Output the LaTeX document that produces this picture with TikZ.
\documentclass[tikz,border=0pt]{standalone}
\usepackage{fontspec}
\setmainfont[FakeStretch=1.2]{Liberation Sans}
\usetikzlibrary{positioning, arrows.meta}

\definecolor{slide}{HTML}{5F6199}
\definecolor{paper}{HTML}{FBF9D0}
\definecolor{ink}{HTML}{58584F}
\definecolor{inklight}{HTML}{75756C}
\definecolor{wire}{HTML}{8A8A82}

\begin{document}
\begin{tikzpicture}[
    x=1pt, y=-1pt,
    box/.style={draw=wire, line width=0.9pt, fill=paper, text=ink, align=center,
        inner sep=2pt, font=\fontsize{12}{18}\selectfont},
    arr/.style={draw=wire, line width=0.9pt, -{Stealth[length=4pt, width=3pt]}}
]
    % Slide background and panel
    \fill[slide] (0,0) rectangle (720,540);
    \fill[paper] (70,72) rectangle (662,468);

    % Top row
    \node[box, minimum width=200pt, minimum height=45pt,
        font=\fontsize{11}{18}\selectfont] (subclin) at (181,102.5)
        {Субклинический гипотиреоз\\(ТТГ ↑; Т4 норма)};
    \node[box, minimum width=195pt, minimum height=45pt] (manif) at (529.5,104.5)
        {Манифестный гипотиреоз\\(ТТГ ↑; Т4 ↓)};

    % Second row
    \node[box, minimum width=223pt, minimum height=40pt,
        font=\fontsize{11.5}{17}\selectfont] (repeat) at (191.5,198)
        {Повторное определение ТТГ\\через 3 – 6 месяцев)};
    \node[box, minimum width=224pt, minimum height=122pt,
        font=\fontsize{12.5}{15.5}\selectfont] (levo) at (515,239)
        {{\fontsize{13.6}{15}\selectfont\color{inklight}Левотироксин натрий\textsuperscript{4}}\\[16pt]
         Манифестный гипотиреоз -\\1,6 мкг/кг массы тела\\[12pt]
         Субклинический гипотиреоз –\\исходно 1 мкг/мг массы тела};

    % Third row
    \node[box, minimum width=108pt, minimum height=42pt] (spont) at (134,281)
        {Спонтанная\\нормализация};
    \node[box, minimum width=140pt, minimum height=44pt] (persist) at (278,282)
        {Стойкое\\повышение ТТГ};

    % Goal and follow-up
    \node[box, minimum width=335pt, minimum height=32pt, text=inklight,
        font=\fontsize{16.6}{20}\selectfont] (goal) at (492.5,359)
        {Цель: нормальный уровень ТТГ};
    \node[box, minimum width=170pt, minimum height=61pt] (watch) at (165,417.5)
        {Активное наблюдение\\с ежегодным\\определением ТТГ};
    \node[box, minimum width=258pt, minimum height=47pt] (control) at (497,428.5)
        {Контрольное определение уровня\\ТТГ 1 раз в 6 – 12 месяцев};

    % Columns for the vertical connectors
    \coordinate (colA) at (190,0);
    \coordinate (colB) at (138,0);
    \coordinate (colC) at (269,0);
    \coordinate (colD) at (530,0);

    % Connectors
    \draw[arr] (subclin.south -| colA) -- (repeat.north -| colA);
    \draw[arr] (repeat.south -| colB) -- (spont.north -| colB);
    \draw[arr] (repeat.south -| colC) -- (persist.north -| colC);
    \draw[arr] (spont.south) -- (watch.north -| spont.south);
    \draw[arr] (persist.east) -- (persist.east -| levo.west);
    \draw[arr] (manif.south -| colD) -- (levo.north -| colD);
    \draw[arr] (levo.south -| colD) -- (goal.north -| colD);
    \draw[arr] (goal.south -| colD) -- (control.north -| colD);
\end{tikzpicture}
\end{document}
----------
(Exercise prompt)
Type out the full listing again, exactly as given.

(Solution to this task)
Output the LaTeX document that produces this picture with TikZ.
\documentclass[tikz,border=0pt]{standalone}
\usepackage{fontspec}
\setmainfont[FakeStretch=1.2]{Liberation Sans}
\usetikzlibrary{positioning, arrows.meta}

\definecolor{slide}{HTML}{5F6199}
\definecolor{paper}{HTML}{FBF9D0}
\definecolor{ink}{HTML}{58584F}
\definecolor{inklight}{HTML}{75756C}
\definecolor{wire}{HTML}{8A8A82}

\begin{document}
\begin{tikzpicture}[
    x=1pt, y=-1pt,
    box/.style={draw=wire, line width=0.9pt, fill=paper, text=ink, align=center,
        inner sep=2pt, font=\fontsize{12}{18}\selectfont},
    arr/.style={draw=wire, line width=0.9pt, -{Stealth[length=4pt, width=3pt]}}
]
    % Slide background and panel
    \fill[slide] (0,0) rectangle (720,540);
    \fill[paper] (70,72) rectangle (662,468);

    % Top row
    \node[box, minimum width=200pt, minimum height=45pt,
        font=\fontsize{11}{18}\selectfont] (subclin) at (181,102.5)
        {Субклинический гипотиреоз\\(ТТГ ↑; Т4 норма)};
    \node[box, minimum width=195pt, minimum height=45pt] (manif) at (529.5,104.5)
        {Манифестный гипотиреоз\\(ТТГ ↑; Т4 ↓)};

    % Second row
    \node[box, minimum width=223pt, minimum height=40pt,
        font=\fontsize{11.5}{17}\selectfont] (repeat) at (191.5,198)
        {Повторное определение ТТГ\\через 3 – 6 месяцев)};
    \node[box, minimum width=224pt, minimum height=122pt,
        font=\fontsize{12.5}{15.5}\selectfont] (levo) at (515,239)
        {{\fontsize{13.6}{15}\selectfont\color{inklight}Левотироксин натрий\textsuperscript{4}}\\[16pt]
         Манифестный гипотиреоз -\\1,6 мкг/кг массы тела\\[12pt]
         Субклинический гипотиреоз –\\исходно 1 мкг/мг массы тела};

    % Third row
    \node[box, minimum width=108pt, minimum height=42pt] (spont) at (134,281)
        {Спонтанная\\нормализация};
    \node[box, minimum width=140pt, minimum height=44pt] (persist) at (278,282)
        {Стойкое\\повышение ТТГ};

    % Goal and follow-up
    \node[box, minimum width=335pt, minimum height=32pt, text=inklight,
        font=\fontsize{16.6}{20}\selectfont] (goal) at (492.5,359)
        {Цель: нормальный уровень ТТГ};
    \node[box, minimum width=170pt, minimum height=61pt] (watch) at (165,417.5)
        {Активное наблюдение\\с ежегодным\\определением ТТГ};
    \node[box, minimum width=258pt, minimum height=47pt] (control) at (497,428.5)
        {Контрольное определение уровня\\ТТГ 1 раз в 6 – 12 месяцев};

    % Columns for the vertical connectors
    \coordinate (colA) at (190,0);
    \coordinate (colB) at (138,0);
    \coordinate (colC) at (269,0);
    \coordinate (colD) at (530,0);

    % Connectors
    \draw[arr] (subclin.south -| colA) -- (repeat.north -| colA);
    \draw[arr] (repeat.south -| colB) -- (spont.north -| colB);
    \draw[arr] (repeat.south -| colC) -- (persist.north -| colC);
    \draw[arr] (spont.south) -- (watch.north -| spont.south);
    \draw[arr] (persist.east) -- (persist.east -| levo.west);
    \draw[arr] (manif.south -| colD) -- (levo.north -| colD);
    \draw[arr] (levo.south -| colD) -- (goal.north -| colD);
    \draw[arr] (goal.south -| colD) -- (control.north -| colD);
\end{tikzpicture}
\end{document}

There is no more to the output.